> _BRIEF_
Your copy should hold exactly the lines from the one containing "Write the Plotly.js code for this chart." to the one containing "const labelBetrieblich = 'betriebliche<br>Berufsausbildung';", inclusive, with no pictures.

> _RECORDS_

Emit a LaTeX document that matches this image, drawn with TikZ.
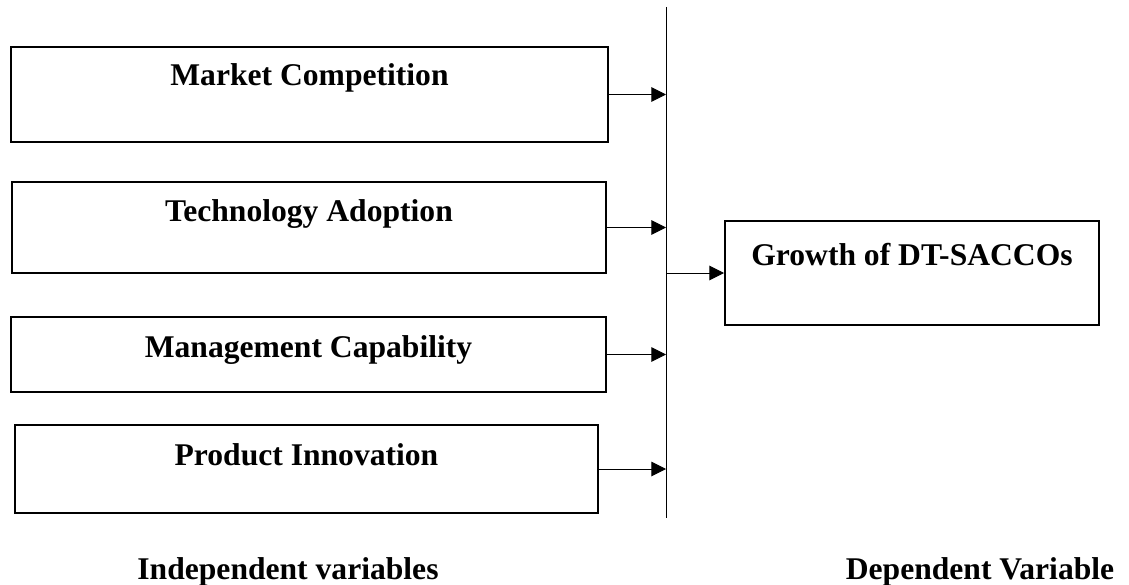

---

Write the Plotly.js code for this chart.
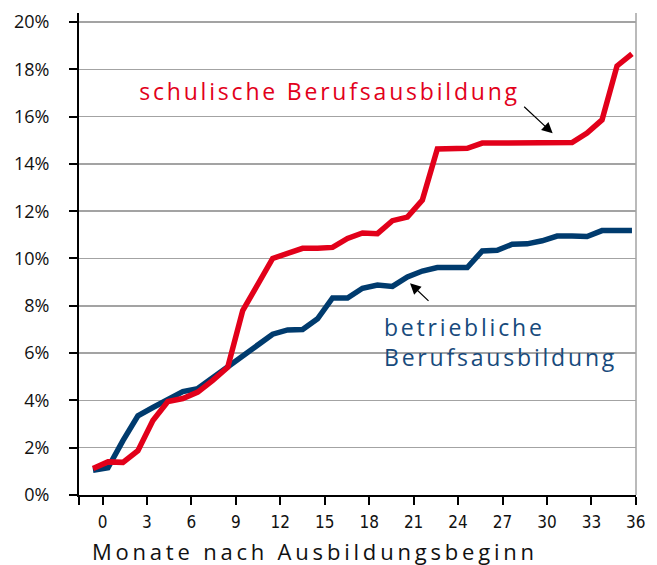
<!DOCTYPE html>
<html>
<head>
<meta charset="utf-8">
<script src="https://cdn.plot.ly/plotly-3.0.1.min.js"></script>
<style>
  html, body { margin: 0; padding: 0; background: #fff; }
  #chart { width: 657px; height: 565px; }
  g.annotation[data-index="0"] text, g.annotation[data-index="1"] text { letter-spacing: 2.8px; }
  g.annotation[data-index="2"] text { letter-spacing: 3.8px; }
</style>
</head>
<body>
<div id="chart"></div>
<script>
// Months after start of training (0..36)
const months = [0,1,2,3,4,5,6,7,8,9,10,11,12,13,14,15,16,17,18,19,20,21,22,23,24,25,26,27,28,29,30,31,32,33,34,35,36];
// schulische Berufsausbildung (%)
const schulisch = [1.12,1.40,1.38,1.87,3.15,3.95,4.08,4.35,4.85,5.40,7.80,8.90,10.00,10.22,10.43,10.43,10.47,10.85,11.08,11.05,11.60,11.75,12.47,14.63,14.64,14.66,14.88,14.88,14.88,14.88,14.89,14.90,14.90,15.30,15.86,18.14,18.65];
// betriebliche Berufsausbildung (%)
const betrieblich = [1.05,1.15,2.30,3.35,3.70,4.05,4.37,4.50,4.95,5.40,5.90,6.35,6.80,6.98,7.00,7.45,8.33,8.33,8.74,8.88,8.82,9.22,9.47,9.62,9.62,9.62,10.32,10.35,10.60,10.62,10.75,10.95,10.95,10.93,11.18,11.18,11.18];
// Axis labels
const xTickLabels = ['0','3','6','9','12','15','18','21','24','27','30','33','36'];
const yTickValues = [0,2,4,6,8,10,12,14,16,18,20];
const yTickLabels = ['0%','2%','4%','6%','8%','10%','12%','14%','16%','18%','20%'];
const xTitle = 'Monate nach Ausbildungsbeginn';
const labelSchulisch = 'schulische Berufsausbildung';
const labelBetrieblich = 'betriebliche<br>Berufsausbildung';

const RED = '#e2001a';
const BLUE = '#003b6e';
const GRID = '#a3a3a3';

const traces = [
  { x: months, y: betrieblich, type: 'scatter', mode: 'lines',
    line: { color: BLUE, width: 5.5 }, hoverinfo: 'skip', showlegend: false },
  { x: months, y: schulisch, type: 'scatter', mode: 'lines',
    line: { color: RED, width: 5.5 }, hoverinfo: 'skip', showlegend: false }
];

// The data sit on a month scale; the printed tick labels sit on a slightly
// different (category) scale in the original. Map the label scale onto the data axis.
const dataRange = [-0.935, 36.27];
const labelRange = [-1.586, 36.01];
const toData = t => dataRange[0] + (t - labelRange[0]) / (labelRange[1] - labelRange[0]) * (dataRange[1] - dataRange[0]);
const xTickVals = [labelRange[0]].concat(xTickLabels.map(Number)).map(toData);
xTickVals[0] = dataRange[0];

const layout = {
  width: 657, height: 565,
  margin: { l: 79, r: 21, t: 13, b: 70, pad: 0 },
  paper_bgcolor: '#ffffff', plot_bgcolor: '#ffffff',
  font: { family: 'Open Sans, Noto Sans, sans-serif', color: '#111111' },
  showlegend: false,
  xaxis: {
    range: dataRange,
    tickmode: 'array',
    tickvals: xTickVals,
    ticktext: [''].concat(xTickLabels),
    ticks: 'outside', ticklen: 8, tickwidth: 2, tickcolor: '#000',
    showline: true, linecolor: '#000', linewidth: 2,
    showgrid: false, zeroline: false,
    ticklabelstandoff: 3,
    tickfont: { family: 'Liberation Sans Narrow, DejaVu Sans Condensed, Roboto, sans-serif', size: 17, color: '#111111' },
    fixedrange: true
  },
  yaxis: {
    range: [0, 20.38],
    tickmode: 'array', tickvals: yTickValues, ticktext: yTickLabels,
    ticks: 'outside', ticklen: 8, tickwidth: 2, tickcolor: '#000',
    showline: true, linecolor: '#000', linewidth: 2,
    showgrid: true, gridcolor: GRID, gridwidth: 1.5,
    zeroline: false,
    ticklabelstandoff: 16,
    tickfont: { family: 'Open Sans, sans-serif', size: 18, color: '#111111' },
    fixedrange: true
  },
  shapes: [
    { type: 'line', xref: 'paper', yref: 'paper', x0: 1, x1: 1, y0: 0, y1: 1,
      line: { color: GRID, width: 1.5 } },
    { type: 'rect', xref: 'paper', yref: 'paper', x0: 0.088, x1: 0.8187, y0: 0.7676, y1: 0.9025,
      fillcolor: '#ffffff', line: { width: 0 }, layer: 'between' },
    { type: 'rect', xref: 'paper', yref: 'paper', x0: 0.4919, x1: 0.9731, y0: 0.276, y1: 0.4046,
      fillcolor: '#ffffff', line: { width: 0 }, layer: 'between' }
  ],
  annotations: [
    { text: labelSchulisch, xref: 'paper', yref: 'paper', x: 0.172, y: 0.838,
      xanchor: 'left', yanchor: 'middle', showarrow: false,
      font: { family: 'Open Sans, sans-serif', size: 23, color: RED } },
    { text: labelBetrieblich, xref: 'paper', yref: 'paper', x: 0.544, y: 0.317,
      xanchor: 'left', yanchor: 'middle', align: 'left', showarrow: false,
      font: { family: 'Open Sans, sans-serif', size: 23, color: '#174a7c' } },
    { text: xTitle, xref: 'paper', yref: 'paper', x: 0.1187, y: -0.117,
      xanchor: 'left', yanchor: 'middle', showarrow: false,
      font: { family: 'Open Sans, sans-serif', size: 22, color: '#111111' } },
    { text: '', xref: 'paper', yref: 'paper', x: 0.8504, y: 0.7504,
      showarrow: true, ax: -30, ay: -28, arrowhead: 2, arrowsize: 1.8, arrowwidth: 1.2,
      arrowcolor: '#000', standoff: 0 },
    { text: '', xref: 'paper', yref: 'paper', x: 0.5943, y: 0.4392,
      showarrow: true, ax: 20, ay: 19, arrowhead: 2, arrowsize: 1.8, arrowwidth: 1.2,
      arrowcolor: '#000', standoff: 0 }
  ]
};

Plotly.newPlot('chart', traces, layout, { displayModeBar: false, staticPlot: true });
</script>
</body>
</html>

---

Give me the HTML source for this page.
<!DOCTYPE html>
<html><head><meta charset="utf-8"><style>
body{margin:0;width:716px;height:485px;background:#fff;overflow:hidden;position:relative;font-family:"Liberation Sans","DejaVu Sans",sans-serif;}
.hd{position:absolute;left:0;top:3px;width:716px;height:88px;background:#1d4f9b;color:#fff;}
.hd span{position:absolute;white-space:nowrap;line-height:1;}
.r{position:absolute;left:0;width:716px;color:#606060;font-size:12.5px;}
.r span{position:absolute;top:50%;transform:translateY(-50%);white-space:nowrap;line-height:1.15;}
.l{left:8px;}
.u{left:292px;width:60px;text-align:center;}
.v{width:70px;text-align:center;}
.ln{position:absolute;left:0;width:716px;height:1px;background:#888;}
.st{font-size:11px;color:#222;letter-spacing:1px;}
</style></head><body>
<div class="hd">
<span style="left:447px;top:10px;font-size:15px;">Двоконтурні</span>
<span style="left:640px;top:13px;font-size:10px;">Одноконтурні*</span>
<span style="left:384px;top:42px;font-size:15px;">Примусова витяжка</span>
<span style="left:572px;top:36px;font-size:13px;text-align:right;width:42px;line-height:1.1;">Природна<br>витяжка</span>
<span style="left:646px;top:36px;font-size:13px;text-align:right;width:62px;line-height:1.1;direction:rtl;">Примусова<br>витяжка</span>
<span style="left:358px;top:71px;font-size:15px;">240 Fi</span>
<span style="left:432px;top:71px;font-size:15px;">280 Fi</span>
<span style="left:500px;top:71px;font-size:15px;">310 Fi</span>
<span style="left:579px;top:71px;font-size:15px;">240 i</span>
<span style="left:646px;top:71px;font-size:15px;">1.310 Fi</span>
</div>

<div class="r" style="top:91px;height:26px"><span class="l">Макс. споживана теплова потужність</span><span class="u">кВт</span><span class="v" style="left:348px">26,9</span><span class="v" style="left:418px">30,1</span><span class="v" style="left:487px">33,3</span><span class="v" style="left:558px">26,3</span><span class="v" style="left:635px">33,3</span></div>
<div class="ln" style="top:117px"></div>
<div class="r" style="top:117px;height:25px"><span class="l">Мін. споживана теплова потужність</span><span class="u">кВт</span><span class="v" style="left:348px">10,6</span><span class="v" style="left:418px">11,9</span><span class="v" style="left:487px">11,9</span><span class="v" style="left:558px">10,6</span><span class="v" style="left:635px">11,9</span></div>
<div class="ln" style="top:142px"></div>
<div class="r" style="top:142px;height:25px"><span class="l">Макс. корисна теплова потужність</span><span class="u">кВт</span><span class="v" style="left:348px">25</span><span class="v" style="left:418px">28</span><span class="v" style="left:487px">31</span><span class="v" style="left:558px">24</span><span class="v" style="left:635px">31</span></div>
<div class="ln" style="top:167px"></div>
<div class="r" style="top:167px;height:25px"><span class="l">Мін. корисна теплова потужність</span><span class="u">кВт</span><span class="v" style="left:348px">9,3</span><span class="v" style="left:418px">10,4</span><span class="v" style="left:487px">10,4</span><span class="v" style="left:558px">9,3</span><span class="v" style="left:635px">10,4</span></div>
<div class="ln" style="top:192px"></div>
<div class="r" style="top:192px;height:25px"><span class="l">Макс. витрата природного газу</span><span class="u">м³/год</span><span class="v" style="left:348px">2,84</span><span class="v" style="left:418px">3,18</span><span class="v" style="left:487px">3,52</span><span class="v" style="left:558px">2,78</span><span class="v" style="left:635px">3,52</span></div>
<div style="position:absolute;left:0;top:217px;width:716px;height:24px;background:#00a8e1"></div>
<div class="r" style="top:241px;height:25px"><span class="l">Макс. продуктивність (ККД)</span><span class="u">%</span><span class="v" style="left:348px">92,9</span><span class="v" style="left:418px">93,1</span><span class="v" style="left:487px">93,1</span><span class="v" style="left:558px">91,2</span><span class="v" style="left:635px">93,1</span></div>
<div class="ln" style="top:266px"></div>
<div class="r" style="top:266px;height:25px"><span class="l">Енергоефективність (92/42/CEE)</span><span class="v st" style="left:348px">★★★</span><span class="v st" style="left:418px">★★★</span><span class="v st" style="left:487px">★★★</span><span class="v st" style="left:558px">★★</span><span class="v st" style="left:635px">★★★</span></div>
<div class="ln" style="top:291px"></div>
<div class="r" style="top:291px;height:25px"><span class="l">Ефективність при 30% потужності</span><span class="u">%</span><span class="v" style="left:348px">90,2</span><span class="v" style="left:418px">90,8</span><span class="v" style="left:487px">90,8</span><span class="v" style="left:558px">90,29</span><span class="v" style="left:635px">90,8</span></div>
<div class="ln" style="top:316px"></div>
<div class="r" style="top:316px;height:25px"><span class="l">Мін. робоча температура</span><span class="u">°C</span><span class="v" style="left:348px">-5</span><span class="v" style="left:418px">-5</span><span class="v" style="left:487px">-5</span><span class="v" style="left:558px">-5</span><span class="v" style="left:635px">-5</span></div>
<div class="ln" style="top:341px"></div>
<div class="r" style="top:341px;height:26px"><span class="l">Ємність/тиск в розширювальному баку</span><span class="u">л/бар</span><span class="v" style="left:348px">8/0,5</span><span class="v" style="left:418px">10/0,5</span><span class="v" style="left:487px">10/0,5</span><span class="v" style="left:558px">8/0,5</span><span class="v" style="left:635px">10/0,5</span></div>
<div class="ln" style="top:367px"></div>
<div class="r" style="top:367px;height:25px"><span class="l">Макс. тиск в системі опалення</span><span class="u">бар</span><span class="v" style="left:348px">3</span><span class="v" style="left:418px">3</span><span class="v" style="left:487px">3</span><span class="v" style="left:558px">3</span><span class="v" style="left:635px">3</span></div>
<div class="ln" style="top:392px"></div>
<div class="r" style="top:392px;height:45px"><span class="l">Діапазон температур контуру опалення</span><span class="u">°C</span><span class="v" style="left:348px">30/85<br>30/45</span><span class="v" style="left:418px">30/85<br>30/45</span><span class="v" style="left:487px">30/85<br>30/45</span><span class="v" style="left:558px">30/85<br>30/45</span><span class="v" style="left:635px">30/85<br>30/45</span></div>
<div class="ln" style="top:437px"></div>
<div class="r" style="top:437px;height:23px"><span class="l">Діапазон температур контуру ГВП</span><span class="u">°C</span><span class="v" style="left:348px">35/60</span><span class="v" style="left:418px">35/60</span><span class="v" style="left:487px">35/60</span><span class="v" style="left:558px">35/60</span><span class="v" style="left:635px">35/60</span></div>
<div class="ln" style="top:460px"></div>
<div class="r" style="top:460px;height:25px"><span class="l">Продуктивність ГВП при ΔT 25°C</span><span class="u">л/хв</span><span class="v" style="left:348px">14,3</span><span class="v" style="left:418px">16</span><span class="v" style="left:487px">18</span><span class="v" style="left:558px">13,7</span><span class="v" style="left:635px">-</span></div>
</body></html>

> _SOLUTION FOR THIS TASK_
Write the Plotly.js code for this chart.
<!DOCTYPE html>
<html>
<head>
<meta charset="utf-8">
<script src="https://cdn.plot.ly/plotly-3.0.1.min.js"></script>
<style>
  html, body { margin: 0; padding: 0; background: #fff; }
  #chart { width: 657px; height: 565px; }
  g.annotation[data-index="0"] text, g.annotation[data-index="1"] text { letter-spacing: 2.8px; }
  g.annotation[data-index="2"] text { letter-spacing: 3.8px; }
</style>
</head>
<body>
<div id="chart"></div>
<script>
// Months after start of training (0..36)
const months = [0,1,2,3,4,5,6,7,8,9,10,11,12,13,14,15,16,17,18,19,20,21,22,23,24,25,26,27,28,29,30,31,32,33,34,35,36];
// schulische Berufsausbildung (%)
const schulisch = [1.12,1.40,1.38,1.87,3.15,3.95,4.08,4.35,4.85,5.40,7.80,8.90,10.00,10.22,10.43,10.43,10.47,10.85,11.08,11.05,11.60,11.75,12.47,14.63,14.64,14.66,14.88,14.88,14.88,14.88,14.89,14.90,14.90,15.30,15.86,18.14,18.65];
// betriebliche Berufsausbildung (%)
const betrieblich = [1.05,1.15,2.30,3.35,3.70,4.05,4.37,4.50,4.95,5.40,5.90,6.35,6.80,6.98,7.00,7.45,8.33,8.33,8.74,8.88,8.82,9.22,9.47,9.62,9.62,9.62,10.32,10.35,10.60,10.62,10.75,10.95,10.95,10.93,11.18,11.18,11.18];
// Axis labels
const xTickLabels = ['0','3','6','9','12','15','18','21','24','27','30','33','36'];
const yTickValues = [0,2,4,6,8,10,12,14,16,18,20];
const yTickLabels = ['0%','2%','4%','6%','8%','10%','12%','14%','16%','18%','20%'];
const xTitle = 'Monate nach Ausbildungsbeginn';
const labelSchulisch = 'schulische Berufsausbildung';
const labelBetrieblich = 'betriebliche<br>Berufsausbildung';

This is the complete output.